New York and photography. The wedding has been consummated now for quite a long time. When we think of New York, we see photography. When we live photography, we want New York. To talk about this historic union is also to be interested in its witnesses. Or better yet, to its actors. Those who, day after day see and create the thousand passing images that drown our newspapers and screens.

Jonas Cuénin could have dwelled on places and objects, but he prefers people. Having them pose with their favorite camera, people from the world of New York photography that he’s met in the United States, he hopes he can express in his own way the generosity and confidence that most of them have graciously offered him.

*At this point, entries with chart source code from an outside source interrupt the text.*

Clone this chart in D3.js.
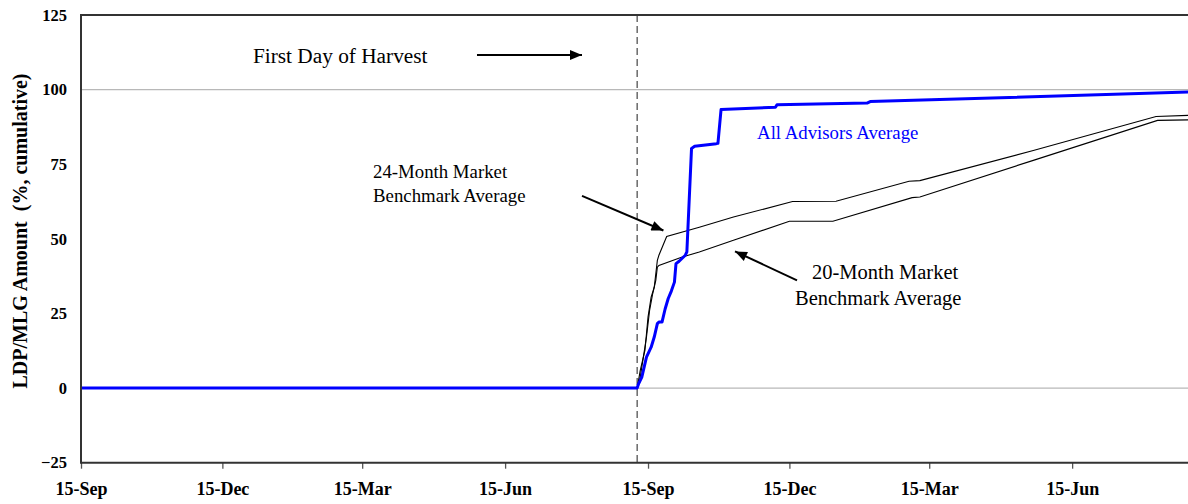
<!DOCTYPE html>
<html><head><meta charset="utf-8">
<script src="https://cdn.jsdelivr.net/npm/d3@7"></script>
<style>html,body{margin:0;padding:0;background:#fff;} svg{display:block;font-family:"Liberation Serif","Times New Roman",serif;}</style>
</head><body>
<svg id="chart" width="1188" height="504"></svg>
<script>
// ---------- data ----------
const startDate = "2001-09-15";
const endDate = "2003-08-31";
const harvestDate = "2002-09-08";
const tickDates = ["2001-09-15","2001-12-15","2002-03-15","2002-06-15","2002-09-15","2002-12-15","2003-03-15","2003-06-15"];
const tickLabels = ["15-Sep","15-Dec","15-Mar","15-Jun","15-Sep","15-Dec","15-Mar","15-Jun"];
const yTicks = [-25, 0, 25, 50, 75, 100, 125];
const yGridValues = [0, 100];

const advisorsDates = ["2001-09-15","2002-09-08","2002-09-09","2002-09-11","2002-09-14","2002-09-17","2002-09-19","2002-09-21","2002-09-22","2002-09-24","2002-09-26","2002-09-28","2002-09-30","2002-10-02","2002-10-03","2002-10-05","2002-10-07","2002-10-09","2002-10-10","2002-10-13","2002-10-15","2002-10-29","2002-10-30","2002-11-01","2002-12-06","2002-12-07","2003-02-03","2003-02-05","2003-08-31"];
const advisorsValues = [0,0,1.5,3.7,10.4,13.7,17.1,21.6,22.1,22.1,26.5,30.0,32.5,35.5,41.7,42.5,43.5,44.5,45.6,80.3,81.0,81.9,82.0,93.3,94.1,94.9,95.5,96.0,99.2];

const bench24Dates = ["2001-09-15","2002-09-08","2002-09-10","2002-09-13","2002-09-15","2002-09-17","2002-09-19","2002-09-21","2002-09-22","2002-09-27","2002-10-18","2002-11-09","2002-12-17","2003-01-14","2003-03-02","2003-03-09","2003-05-21","2003-08-08","2003-08-31"];
const bench24Values = [0,0,5.9,12.6,23.8,30.5,33.8,42.8,44.5,50.8,53.9,57.3,62.5,62.6,69.3,69.5,79.6,91.0,91.4];

const bench20Dates = ["2001-09-15","2002-09-08","2002-09-10","2002-09-12","2002-09-14","2002-09-16","2002-09-18","2002-09-20","2002-09-21","2002-09-22","2002-10-07","2002-10-18","2002-11-09","2002-12-15","2003-01-12","2003-03-04","2003-03-09","2003-05-21","2003-08-09","2003-08-31"];
const bench20Values = [0,0,3.7,10.4,17.1,26.0,31.6,36.1,40.5,41.1,43.9,45.6,49.5,55.9,55.9,63.8,64.0,76.3,89.7,89.9];

// annotations in data space: [days after start, value]
const harvestText = "First Day of Harvest";
const harvestTextPos = [110.7, 108.8];
const harvestArrow = [[254.9, 111.6], [322.5, 111.6]];
const advisorsText = "All Advisors Average";
const advisorsTextPos = [435.2, 83.5];
const bench24Text = ["24-Month Market", "Benchmark Average"];
const bench24TextPos = [[188, 70.3], [188, 62.2]];
const bench24Arrow = [[322.5, 64.4], [374.9, 52.8]];
const bench20Text = ["20-Month Market", "Benchmark Average"];
const bench20TextPos = [[470.5, 36.4], [459.6, 28.0]];
const bench20Arrow = [[460.9, 36.1], [421.0, 45.8]];
const yTitle = "LDP/MLG Amount  (%, cumulative)";

// ---------- chart ----------
const parse = d3.utcParse("%Y-%m-%d");
const t0 = parse(startDate), t1 = parse(endDate);
const plotLeft = 81, plotTop = 15, plotBottom = 462.7, pxPerDay = 1.5535;
const x = d3.scaleUtc().domain([t0, t1]).range([plotLeft, plotLeft + (t1 - t0) / 864e5 * pxPerDay]);
const y = d3.scaleLinear().domain([-25, 125]).range([plotBottom, plotTop]);
const dayX = d => x(new Date(t0.getTime() + d * 864e5));

const svg = d3.select("#chart");
const W = 1188;

svg.append("defs").append("marker")
  .attr("id", "arrow").attr("markerUnits", "userSpaceOnUse")
  .attr("viewBox", "0 0 12 10").attr("refX", 12).attr("refY", 5)
  .attr("markerWidth", 13).attr("markerHeight", 10).attr("orient", "auto")
  .append("path").attr("d", "M0,0 L12,5 L0,10 Z").attr("fill", "#000");

// gridlines
svg.append("g").selectAll("line").data(yGridValues).join("line")
  .attr("x1", plotLeft).attr("x2", W).attr("y1", d => y(d)).attr("y2", d => y(d))
  .attr("stroke", "#b8b8b8").attr("stroke-width", 1.2);

// harvest dashed line
svg.append("line")
  .attr("x1", x(parse(harvestDate))).attr("x2", x(parse(harvestDate)))
  .attr("y1", plotTop).attr("y2", plotBottom)
  .attr("stroke", "#444").attr("stroke-width", 1.2).attr("stroke-dasharray", "7,4");

const line = d3.line().x(d => x(d[0])).y(d => y(d[1]));
const series = (dates, vals) => dates.map((d, i) => [parse(d), vals[i]]);

svg.append("path").datum(series(bench20Dates, bench20Values)).attr("d", line)
  .attr("fill", "none").attr("stroke", "#000").attr("stroke-width", 1.1);
svg.append("path").datum(series(bench24Dates, bench24Values)).attr("d", line)
  .attr("fill", "none").attr("stroke", "#000").attr("stroke-width", 1.1);
svg.append("path").datum(series(advisorsDates, advisorsValues)).attr("d", line)
  .attr("fill", "none").attr("stroke", "#0000ff").attr("stroke-width", 3).attr("stroke-linejoin", "round");

// x axis
const xAxis = d3.axisBottom(x).tickValues(tickDates.map(parse))
  .tickFormat((d, i) => tickLabels[i]).tickSize(6).tickPadding(14);
const gx = svg.append("g").attr("transform", `translate(0,${plotBottom})`).call(xAxis);
gx.select(".domain").remove();
gx.selectAll(".tick line").attr("stroke", "#555").attr("stroke-width", 1.3);
gx.selectAll(".tick text").attr("font-family", "Liberation Serif").attr("font-weight", "bold")
  .attr("font-size", 18).attr("fill", "#000");

// y axis
const yAxis = d3.axisLeft(y).tickValues(yTicks).tickSize(0).tickPadding(14);
const gy = svg.append("g").attr("transform", `translate(${plotLeft},0)`).call(yAxis);
gy.select(".domain").remove();
gy.selectAll(".tick text").attr("font-family", "Liberation Serif").attr("font-weight", "bold")
  .attr("font-size", 16.5).attr("fill", "#000");

// frame
svg.append("line").attr("x1", plotLeft).attr("x2", W).attr("y1", plotTop).attr("y2", plotTop)
  .attr("stroke", "#333").attr("stroke-width", 2);
svg.append("line").attr("x1", plotLeft).attr("x2", W).attr("y1", plotBottom).attr("y2", plotBottom)
  .attr("stroke", "#333").attr("stroke-width", 2);
svg.append("line").attr("x1", plotLeft).attr("x2", plotLeft).attr("y1", plotTop - 1).attr("y2", plotBottom + 1)
  .attr("stroke", "#333").attr("stroke-width", 2);

// y title
svg.append("text").attr("transform", "translate(27,231) rotate(-90)")
  .attr("text-anchor", "middle").attr("font-weight", "bold").attr("font-size", 20)
  .style("white-space", "pre").text(yTitle);

// annotations
const ann = svg.append("g").attr("font-size", 19).attr("fill", "#000");
ann.append("text").attr("x", dayX(harvestTextPos[0])).attr("y", y(harvestTextPos[1]))
  .attr("font-size", 21.3).text(harvestText);
ann.append("text").attr("x", dayX(advisorsTextPos[0])).attr("y", y(advisorsTextPos[1]))
  .attr("fill", "#0000ff").attr("font-size", 18.8).text(advisorsText);
bench24Text.forEach((t, i) => ann.append("text").attr("x", dayX(bench24TextPos[i][0])).attr("y", y(bench24TextPos[i][1])).attr("font-size", 18.8).text(t));
bench20Text.forEach((t, i) => ann.append("text").attr("x", dayX(bench20TextPos[i][0])).attr("y", y(bench20TextPos[i][1])).attr("font-size", 20.5).text(t));

[harvestArrow, bench24Arrow, bench20Arrow].forEach(a => {
  svg.append("line")
    .attr("x1", dayX(a[0][0])).attr("y1", y(a[0][1]))
    .attr("x2", dayX(a[1][0])).attr("y2", y(a[1][1]))
    .attr("stroke", "#000").attr("stroke-width", 2).attr("marker-end", "url(#arrow)");
});
</script>
</body></html>
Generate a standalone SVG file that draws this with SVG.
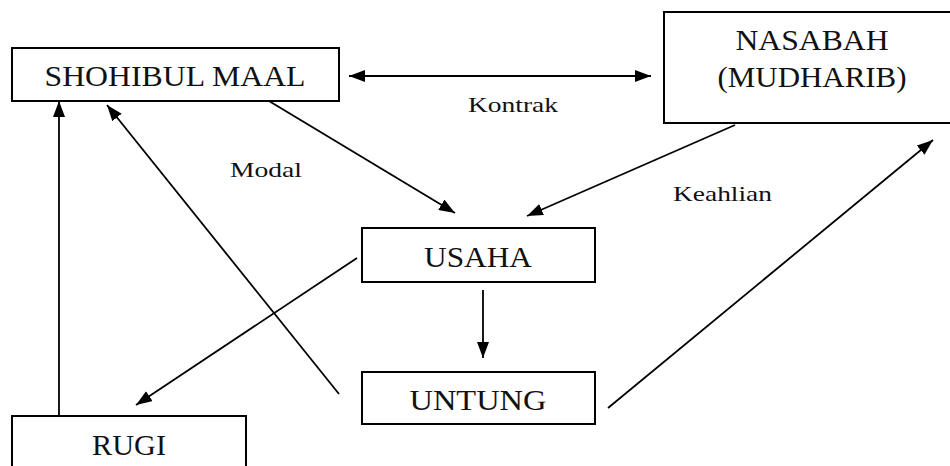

That’s what has surprised him the most since the beginning in this small world. With passion. Jonas Cuénin also hope that he can reach those people that have never been in front of the fire of the lights. Those who look at images all day but become self-conscious once the camera is pointed at them.

They all love photography. Everyday they are linked to it, in one way or another. Elliot and Carol create the copies. Pauline makes the selection. Mimi takes care of managing them. Mark sells them. Camille organizes them. Aurélie publishes them. Mia exposes them. And Robert talks about them. And Abe? In this chain, he is just as important: He provides the tool capable of taking them. All of them, no matter what their status or their talent, they all have their place in this portfolio.

On March 28th, 1958, Art Buchwald introduced in Jour de France a series of pictures of New York by Cartier-Bresson stating: “ A great photographer – Henri Cartier-Bresson- invites us on to the streets of the New World. We discover alongside him that the city of giants also shelters men.” The banks of New York have perhaps forgotten the men swarming in the arcades that Cartier-Bresson and others have immortalized. The world of photography does not seem to create that impression to Jonas Cuénin. These ten portraits compose his New York Photo. Only one person is not shown, and he will recognize himself.